Todos los indicios apuntan que el partido de Jordi Pujol y de Artur Mas se alimentaba en las cloacas de la corrupción. Una parte de los recursos que la Generalitat o muchos ayuntamientos de Cataluña destinaban a obra pública se desviaba a las arcas de Convergència o a los bolsillos de sus dirigentes. No entraré a discutir si el pillaje era más o menos intenso que el practicado en Madrid, Valencia o Sevilla. Solo diré que emana el mismo hedor. Y que, al menos en esto de la corrupción, los nacionalistas que se envuelven en la estelada son tan españolistas como aquellos que exhiben banderas rojigualdas. Si la inclinación a transformar los euros públicos en privados constituye un rasgo diferencial del ser español, como los toros o las castañuelas, convendrán conmigo en que Artur Mas -pongo por caso- es tan español como el que más. Y Andreu Viloca, tesorero de Convergència ahora detenido, no menos patriota que su colega Luis Bárcenas.
Otra cuestión distinta es la manera de afrontar el problema. Ahí sí aprecio diferencias entre unos y otros. PP y PSOE optaron por magnificar el tumor del adversario y considerar benigno el propio. Su postura era perfectamente reversible: el rival padecía metástasis, nosotros solo una ligera infección producida por cuatro sinvergüenzas infiltrados. Esa estrategia de ambos partidos cosecha lo que sembró: muchos ciudadanos los abandonan, asqueados, y se apuntan a los cantos de sirena que prometen regenerar la vida política.
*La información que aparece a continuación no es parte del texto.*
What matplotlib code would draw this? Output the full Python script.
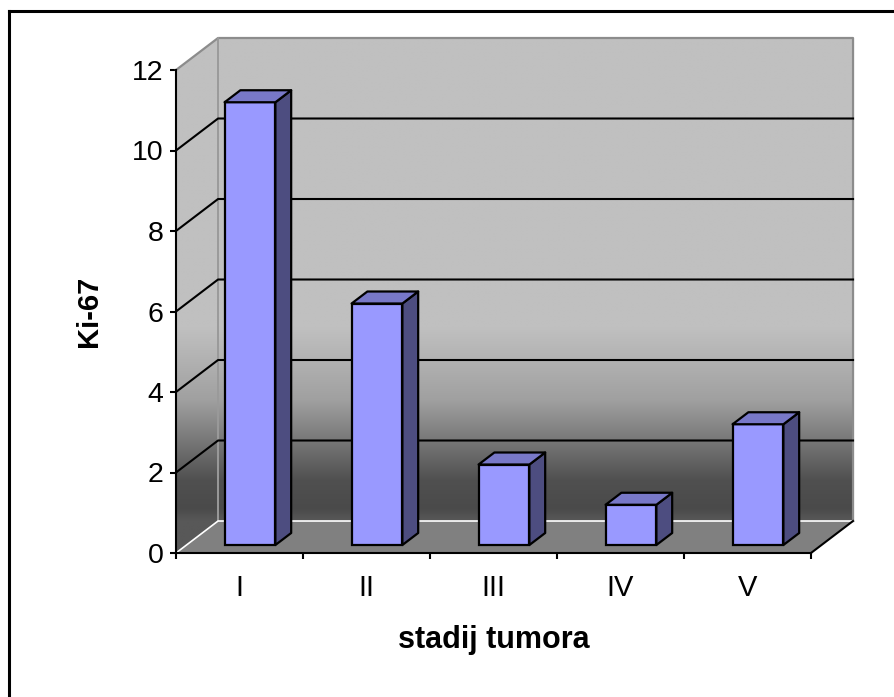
import numpy as np
import matplotlib.pyplot as plt
from matplotlib.patches import Polygon
from matplotlib.lines import Line2D

plt.rcParams['font.family'] = ['Liberation Sans', 'DejaVu Sans']

stages = ['I', 'II', 'III', 'IV', 'V']
ki67 = [11, 6, 2, 1, 3]
y_ticks = [0, 2, 4, 6, 8, 10, 12]

n = len(stages)
ymax = 12
# depth of the 3d box, in data units (x: categories, y: values)
ddx, ddy = 0.331, 0.795
front, back = 0.25, 0.625   # bar depth range, fraction of box depth
bar_w = 0.4

fig = plt.figure(figsize=(8.94, 6.97), dpi=100)
ax = fig.add_axes([176/894, 1 - 553/697, 635/894, 483/697])
ax.patch.set_visible(False)

# walls with vertical gradient
yy = np.linspace(0, ymax + ddy, 400)
shade = np.interp(yy - ddy, [0, 0.3, 1.0, 2.0, 3.0, 4.8],
                  [0x58, 0x4a, 0x50, 0x78, 0xa0, 0xc0]) / 255
img = np.repeat(np.repeat(shade[:, None], 2, axis=1)[:, :, None], 3, axis=2)
im = ax.imshow(img, extent=(0, n + ddx, 0, ymax + ddy), origin='lower',
               aspect='auto', interpolation='bilinear', zorder=0)
wall = Polygon([(0, 0), (0, ymax), (ddx, ymax + ddy), (n + ddx, ymax + ddy),
                (n + ddx, ddy), (ddx, ddy)], closed=True,
               transform=ax.transData)
im.set_clip_box(fig.bbox)
im.set_clip_path(wall)

# floor
ax.add_patch(Polygon([(0, 0), (n, 0), (n + ddx, ddy), (ddx, ddy)],
                     closed=True, fc='#808080', ec='none',
                     clip_on=False, zorder=1))

# wall edges
ax.plot([0, ddx, n + ddx, n + ddx], [ymax, ymax + ddy, ymax + ddy, ddy],
        color='#8c8c8c', lw=1.6, clip_on=False, zorder=2)
ax.plot([ddx, ddx], [ymax + ddy, ddy], color='#9a9a9a', lw=1.4,
        clip_on=False, zorder=2)
ax.plot([0, ddx, n + ddx], [0, ddy, ddy], color='white', lw=1.2,
        clip_on=False, zorder=2)
ax.plot([n, n + ddx], [0, ddy], color='black', lw=1.5,
        clip_on=False, zorder=2)

# gridlines on side and back wall
for v in y_ticks[1:-1]:
    ax.plot([0, ddx, n + ddx], [v, v + ddy, v + ddy], color='black',
            lw=1.5, clip_on=False, zorder=2)

# bars
centers = np.arange(n) + 0.5 + front * ddx
sx = (back - front) * ddx
sy = (back - front) * ddy
ax.bar(centers, ki67, width=bar_w, bottom=front * ddy, color='#9999ff',
       edgecolor='black', linewidth=1.6, zorder=3, clip_on=False)
for c, v in zip(centers, ki67):
    x0 = c - bar_w / 2
    x1 = c + bar_w / 2
    y0 = front * ddy
    top = v + front * ddy
    ax.add_patch(Polygon([(x1, y0), (x1, top), (x1 + sx, top + sy),
                          (x1 + sx, y0 + sy)], closed=True,
                         fc='#4d4d80', ec='black', lw=1.6,
                         joinstyle='round', zorder=3, clip_on=False))
    ax.add_patch(Polygon([(x0, top), (x1, top), (x1 + sx, top + sy),
                          (x0 + sx, top + sy)], closed=True,
                         fc='#7878c8', ec='black', lw=1.6,
                         joinstyle='round', zorder=3, clip_on=False))

ax.set_xlim(0, n)
ax.set_ylim(0, ymax)

for s in ['top', 'right']:
    ax.spines[s].set_visible(False)
for s in ['left', 'bottom']:
    ax.spines[s].set_linewidth(1.5)
    ax.spines[s].set_zorder(4)

ax.set_yticks(y_ticks)
ax.tick_params(axis='y', direction='out', length=4, width=1.5,
               labelsize=20.5, pad=5)
ax.set_xticks(np.arange(n + 1))
ax.set_xticklabels([])
ax.set_xticks(np.arange(n) + 0.5, minor=True)
ax.set_xticklabels(stages, minor=True)
ax.tick_params(axis='x', which='major', direction='out', length=4, width=1.5)
ax.tick_params(axis='x', which='minor', length=0, labelsize=21, pad=15)

ax.set_xlabel('stadij tumora', fontsize=22, fontweight='bold', labelpad=17)
ax.set_ylabel('Ki-67', fontsize=21, fontweight='bold', labelpad=21)

# chart frame (only top and left edges are visible)
fig.add_artist(Line2D([8.7/894, 8.7/894], [0, 1 - 11.3/697], color='black',
                      lw=2.2, transform=fig.transFigure))
fig.add_artist(Line2D([8.7/894, 1], [1 - 11.3/697, 1 - 11.3/697],
                      color='black', lw=2.2, transform=fig.transFigure))

fig.savefig('out.png', dpi=100)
Convergència -antes CiU- eligió otra vía para esconder sus miserias y su gestión. En vez de ocultar la basura debajo de la alfombra, la cubrió con un manto redencionista. El saqueo del erario público lo convirtieron sus dirigentes mesiánicos, con infame desparpajo, en el «España nos roba». Supieron vender bien su mensaje subliminal: los españoles son víctimas de la rapiña de sus políticos, los catalanes somos víctimas de la rapiña de los españoles.
Pero conviene decirlo todo. Fueron los Gobiernos del PSOE y del PP los que facilitaron, durante décadas, la impunidad de CiU. Necesitaban a los nacionalistas catalanes y, en aras de la gobernabilidad, hicieron la vista gorda. El escándalo de Banca Catalana se apagó sin apenas rasguños en la figura del honorable Pujol. El Aznar que hablaba catalán en la intimidad no se paraba en barras éticas a la hora de cortejar a sus ocasionales aliados. Y Pasqual Maragall, después de proclamar que el problema de CiU «se llama tres por ciento», retiró su denuncia porque Artur Mas, entonces en la oposición, lo amenazó con boicotear el Estatut. Los intereses políticos tapaban bocas y parcheaban los agujeros negros.
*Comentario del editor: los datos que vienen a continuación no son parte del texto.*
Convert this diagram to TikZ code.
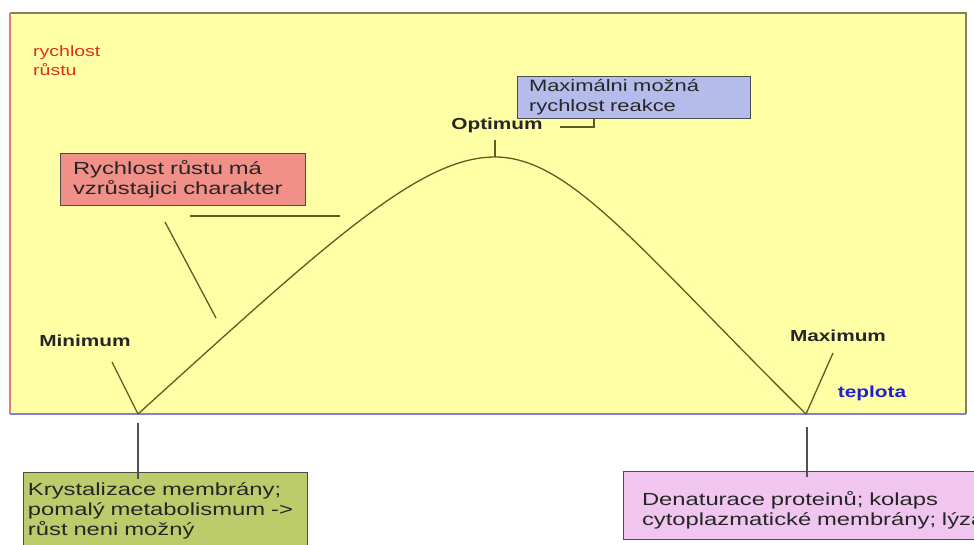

El problema del 3 % aflora diez años después de la acusación -retirada- de Maragall. Artur Mas achaca la resurrección del asunto al acoso de la fiscalía, dirigida desde la Moncloa. Quizá. Si la connivencia de ayer no se debía al azar, tal vez la persecución de hoy tampoco sea casual. Pero eso no pone ni quita culpabilidades.